Tether WDK

  • Name: Tether WDK
  • URL: https://wdk.tether.io/
  • Category: wallet and key-management infrastructure / open-source multi-chain self-custodial wallet toolkit / agent-wallet tooling
  • Summary: Tether WDK is a broad modular wallet kit, not a canonical wallet rail. The interesting part is not that it can help build wallets — many stacks can do that — but that Tether is packaging chain modules, protocol modules, indexer access, UI kits, and agent-facing tooling into one opinionated stack.
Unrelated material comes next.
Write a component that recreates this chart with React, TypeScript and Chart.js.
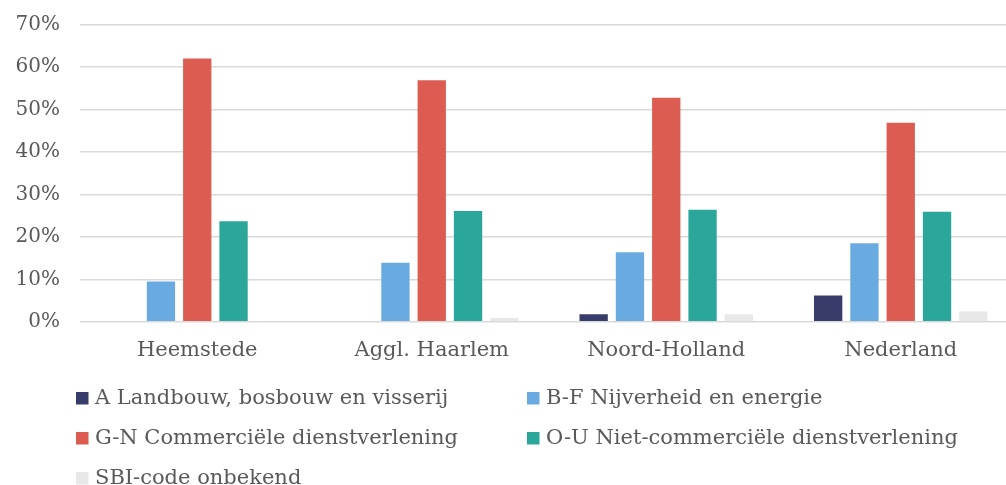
import React, { useEffect, useRef } from "react";
import { Chart, registerables } from "chart.js";

Chart.register(...registerables);

const categories = ["Heemstede", "Aggl. Haarlem", "Noord-Holland", "Nederland"];
const seriesNames = [
  "A Landbouw, bosbouw en visserij",
  "B-F Nijverheid en energie",
  "G-N Commerciële dienstverlening",
  "O-U Niet-commerciële dienstverlening",
  "SBI-code onbekend",
];
const landbouw = [0, 0, 1.8, 6.2];
const nijverheid = [9.5, 13.9, 16.4, 18.5];
const commercieel = [62.0, 56.9, 52.8, 46.9];
const nietCommercieel = [23.7, 26.1, 26.4, 25.9];
const onbekend = [0, 0.9, 1.8, 2.4];
const seriesColors = ["#383c6a", "#69abe0", "#dd5c51", "#2ba69b", "#e8e8e8"];
const yTicks = [0, 10, 20, 30, 40, 50, 60, 70];

const FONT = "'DejaVu Serif', 'Liberation Serif', serif";
const TEXT = "#595959";

const legendPlugin = {
  id: "gridLegend",
  afterDraw(chart: any) {
    const ctx = chart.ctx;
    const ds = chart.data.datasets;
    const colX = [76, 527];
    const rowY = [398, 438, 478];
    ctx.save();
    ctx.font = `21px ${FONT}`;
    ctx.textBaseline = "middle";
    ctx.textAlign = "left";
    ds.forEach((d: any, i: number) => {
      const x = colX[i % 2];
      const y = rowY[Math.floor(i / 2)];
      ctx.fillStyle = d.backgroundColor;
      ctx.fillRect(x, y - 6, 12.5, 12.5);
      ctx.fillStyle = TEXT;
      ctx.fillText(d.label, x + 19, y + 1);
    });
    ctx.restore();
  },
};

export default function App() {
  const ref = useRef<HTMLCanvasElement | null>(null);
  useEffect(() => {
    if (!ref.current) return;
    const data = [landbouw, nijverheid, commercieel, nietCommercieel, onbekend];
    const chart = new Chart(ref.current, {
      type: "bar",
      data: {
        labels: categories,
        datasets: seriesNames.map((name, i) => ({
          label: name,
          data: data[i],
          backgroundColor: seriesColors[i],
          borderWidth: 0,
          barPercentage: 0.78,
          categoryPercentage: 0.774,
        })),
      },
      options: {
        animation: false,
        responsive: false,
        maintainAspectRatio: false,
        layout: { padding: { top: 24.6, bottom: 106, left: 0, right: 0 } },
        plugins: {
          legend: { display: false },
          tooltip: { enabled: false },
        },
        scales: {
          x: {
            grid: { display: false, drawTicks: false },
            border: { display: false },
            ticks: {
              color: TEXT,
              padding: 16,
              font: { family: FONT, size: 21 },
            },
          },
          y: {
            min: 0,
            max: 70,
            afterFit: (scale: any) => {
              scale.width = 80;
              scale.paddingTop = 0;
              scale.paddingBottom = 0;
            },
            afterBuildTicks: (scale: any) => {
              scale.ticks = yTicks.map((v) => ({ value: v }));
            },
            grid: { color: "#d9d9d9", lineWidth: 1.5, drawTicks: false },
            border: { display: false },
            ticks: {
              color: TEXT,
              padding: 20,
              font: { family: FONT, size: 20 },
              callback: (v: any) => `${v}%`,
            },
          },
        },
      },
      plugins: [legendPlugin],
    });
    return () => chart.destroy();
  }, []);
  return (
    <div
      style={{
        position: "fixed",
        left: 0,
        top: 0,
        width: 1006,
        height: 485,
        overflow: "hidden",
        background: "#fff",
      }}
    >
      <canvas ref={ref} width={1018} height={485} style={{ display: "block" }} />
    </div>
  );
}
That makes it useful as a wallet-operations and defaults note, even if much of the surface is still product packaging rather than category-defining infrastructure.
  • What it does:
    • Provides an open-source wallet framework for Node.js, Bare runtime, and React Native environments
    • Ships chain-specific wallet modules for Bitcoin, EVM, ERC-4337 accounts, Solana, TON, TRON, and Spark/Lightning-adjacent Bitcoin flows
    • Adds protocol modules for swaps, bridging, lending, and fiat plus an indexer API, UI kits, and starter apps
    • Includes an MCP toolkit that exposes wallet tools to AI agents with read/write separation and approval gates for transaction-broadcasting flows
  • Key claims:
    • WDK is broader than a thin SDK: the module inventory shows Tether is trying to package a whole app-owned wallet stack rather than just signer helpers
    • The project’s anti-lock-in and self-custodial framing matters, but the real leverage still sits in which Tether-packaged modules, indexers, approvals, and integrations become the default path
    • The MCP toolkit is a real analytical wrinkle because it pushes WDK into agent-wallet territory instead of stopping at ordinary consumer or embedded-wallet UX
    • This is worth keeping in the corpus, but it should compare upward to stronger wallet-control-plane notes rather than spray sideways across every payment or wallet-adjacent integration the kit can touch
  • Whitepaper: No canonical standalone Tether WDK whitepaper or litepaper was found in this pass. The strongest primary sources were the WDK landing page, docs corpus, module index, MCP toolkit docs, GitHub repo, and Tether’s own launch announcement; see ../whitepapers/tether-wdk-primary-sources-2026-04-27.md.
  • Sources:

Internal linkages

Governance / control risk

  • Self-custodial does not make the control questions disappear. The real questions are which packaged modules, indexers, bridge/swap integrations, and approval gates become operational defaults for the app or agent.

  • The AI-agent angle makes write-path discipline more important, not less. Read/write separation and human confirmation are part of the product’s real control surface.